By which I mean, things like sexual assault, or blatant racism, or blatant misogyny/misandry, etc. And I'm not talking subtle stuff, I'm talking "every orc is portrayed as a yellowface stereotype" or, for example, the original presentation of Hadozee and the way that that was...really really racist in a painful and unpleasant way. (WotC of course apologized for this and corrected course, but it was, as the pundits like to say these days, an "unforced error".)

So like...I genuinely don't know of any race published for 5e--even third-party!--that would be something I "don't like or disagree with." Hence, I cannot answer the question; my position is such that I embrace a huge variety of things.

For example, I personally don't care for race-as-class, but I could not care less if someone else is playing a homebrew race-as-class thing, so long as it's reasonably balanced with other options.
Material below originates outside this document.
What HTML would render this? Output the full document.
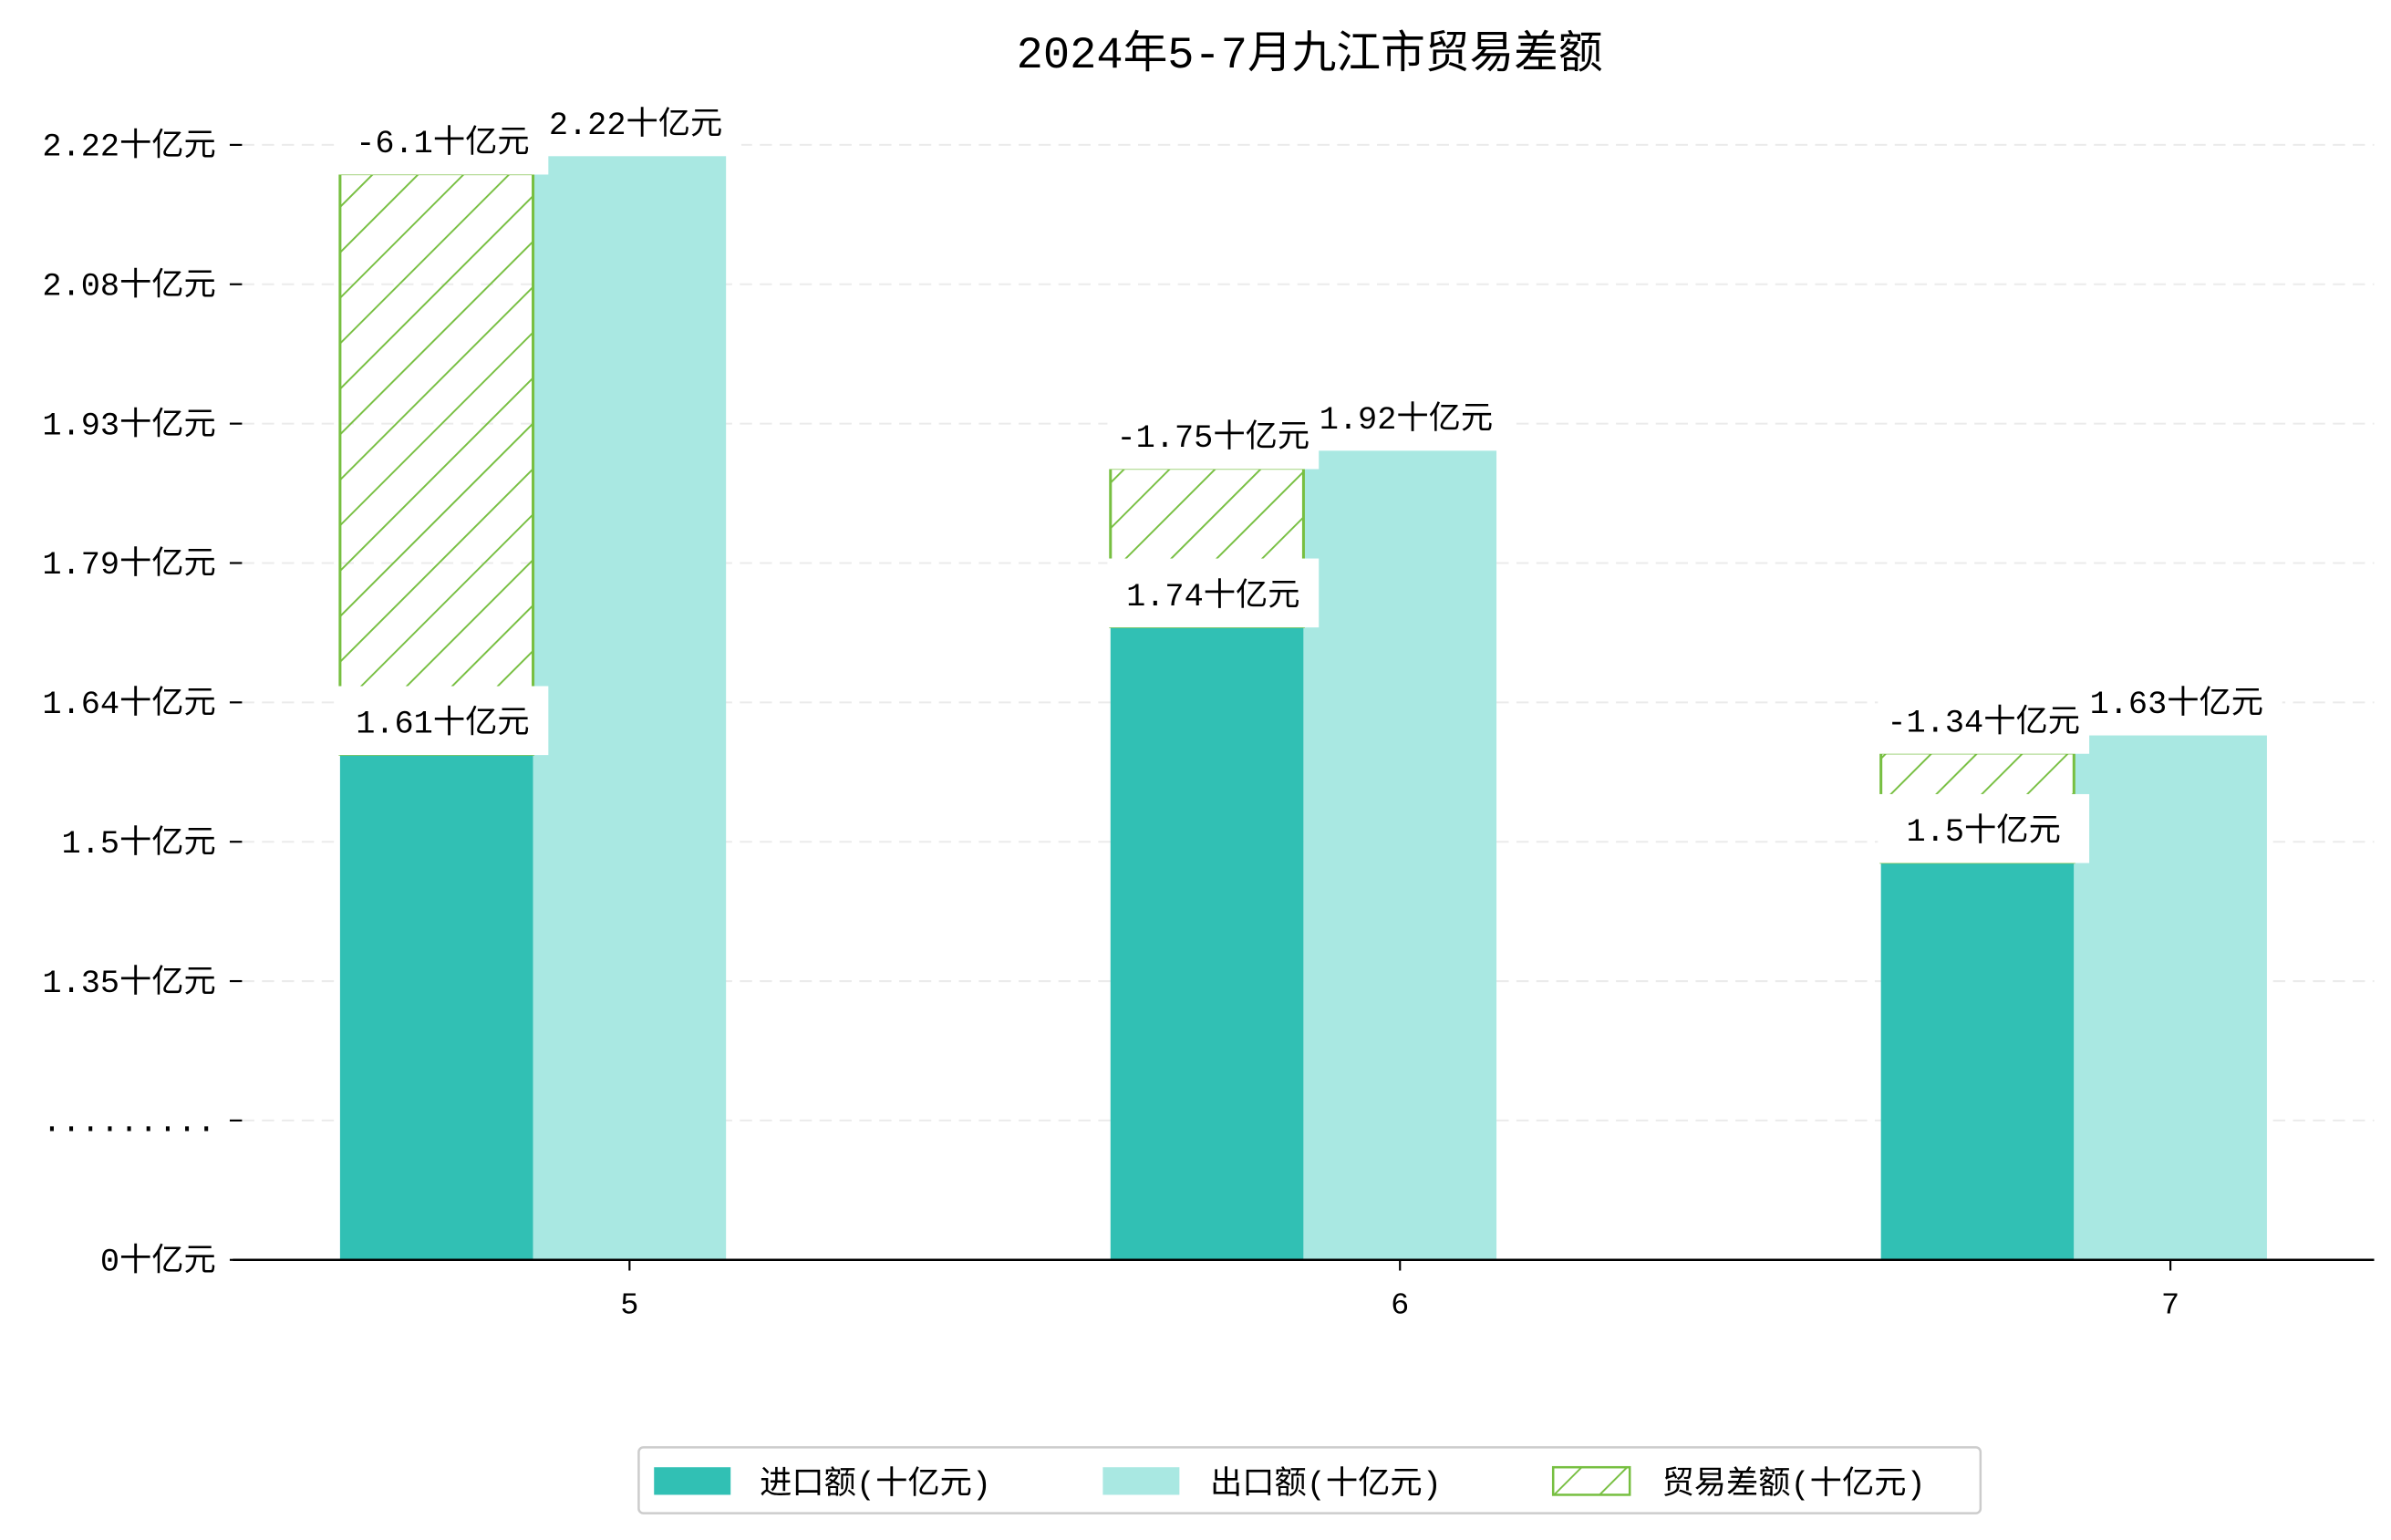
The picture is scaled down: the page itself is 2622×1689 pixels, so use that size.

E.g. someone once asked me if I would accept a player who wanted to play a red dragon, and I said absolutely, so long as that player in turn accepts that every character has to grow into their power, and thus they'll have to start out weakened in some way: e.g. they're a young red dragon trying to find an end-run around the age limit thing, or they're a cursed red dragon trying to weaken the curse holding back their full power, or the red dragon is trying to escape its impending bodily death by becoming "more attached" to a separate body that has to grow in power until it can become their new "true body" etc.

I'm genuinely at a loss for what could possibly be so bad that I wouldn't be able to accept it...but which wouldn't be inherently objectionable such that most reasonable people would have an issue.
 

I'm genuinely at a loss for what could possibly be so bad that I wouldn't be able to accept it...but which wouldn't be inherently objectionable such that most reasonable people would have an issue.

First thing that comes to mind is monsters with abilities that negate player agency. Now, there are few of them in MM. But homebrew one with innate dominate person that targets cha save, that one would be very nasty.